Tüketim toplumu, bireylerin sosyal yaşamlarını, kültürel değerlerini ve kimliklerini büyük ölçüde tükettikleri ürünler ve hizmetler üzerinden şekillendiren bir toplumsal yapıyı tanımlar. Bu toplumda, üretim ve hizmet sektörlerinden ziyade, insanların boş zamanlarını nasıl geçirdikleri, hangi ürünleri tükettikleri ve tükettikleri ürünlerin toplumsal statülerine nasıl etki ettiği dikkate alınır. Tüketim alışkanlıklarının, sadece maddi, somut ihtiyaçları karşılamanın ötesine geçtiği ve bireylerin yaşam biçimlerini belirlediği bu yapıda, tüketim objeleri yalnızca işlevsel amaçlarla değil, aynı zamanda kimlik edinme, prestij kazanma ve toplumsal aidiyet sağlama aracı olarak da tercih edilmektedir.
Tüketim toplumu, modern kapitalizmin etkisiyle gelişmiş, tüketimin merkezi bir değer haline geldiği, bireylerin iktisadi ve sosyal yaşamlarını dönüştüren bir yapıdır.

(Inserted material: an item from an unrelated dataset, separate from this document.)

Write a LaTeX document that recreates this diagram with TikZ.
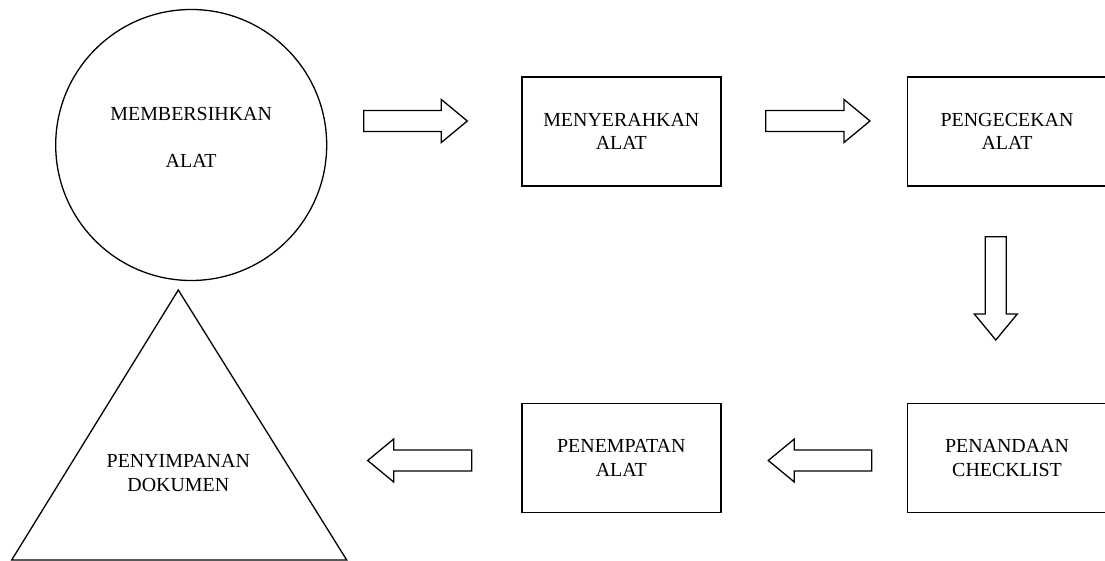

Söz konusu yapının meydana gelmesi, endüstriyel üretim biçimlerinin değişmesi, üretim süreçlerinin hızlanması ve kitlesel üretimin artmasıyla doğrudan bağlantılıdır. Üretilen malların çeşitlenmesi, medya ve reklamların güçlenmesi, tüketim odaklı kültürün aşılanması, insanların yalnızca fiziksel ihtiyaçlarını karşılamaktan çok, psikolojik ve duygusal ihtiyaçlarını da ürünlerle karşılamaya yöneltmiştir.
Bireylerin daha fazla ve daha çeşitli ürünleri talep etmeye başlaması, aynı zamanda bu ürünlerin toplumsal anlam taşıyan simgeler haline gelmesine neden olmuştur. İnsanlar, sahip oldukları mallarla kimliklerini tanımlar, sosyal statülerini pekiştirir ve toplumsal normlara uyum sağlama çabası gösterirler. Bu durum, bireylerin tüketim tercihlerinin sadece kişisel zevklerinden değil, aynı zamanda toplumsal beklentilerden ve reklamların yönlendirdiği tüketim kültüründen de şekillendiğini gözler önüne sermektedir.
Tüm bunlardan dolayı tüketim toplumu, yalnızca ekonomik bir olgu değil, aynı zamanda kültürel düzene işaret etmektedir. Bireyler, tükettikleri ürünler aracılığıyla toplumsal ilişkilerini ve kimliklerini biçimlendirir. Tüketim, bireylerin boş zamanlarını değerlendirme şekillerini, toplumsal statülerini ve kimliklerini kurma biçimlerini belirleyen önemli bir faktör olarak karşımıza çıkar.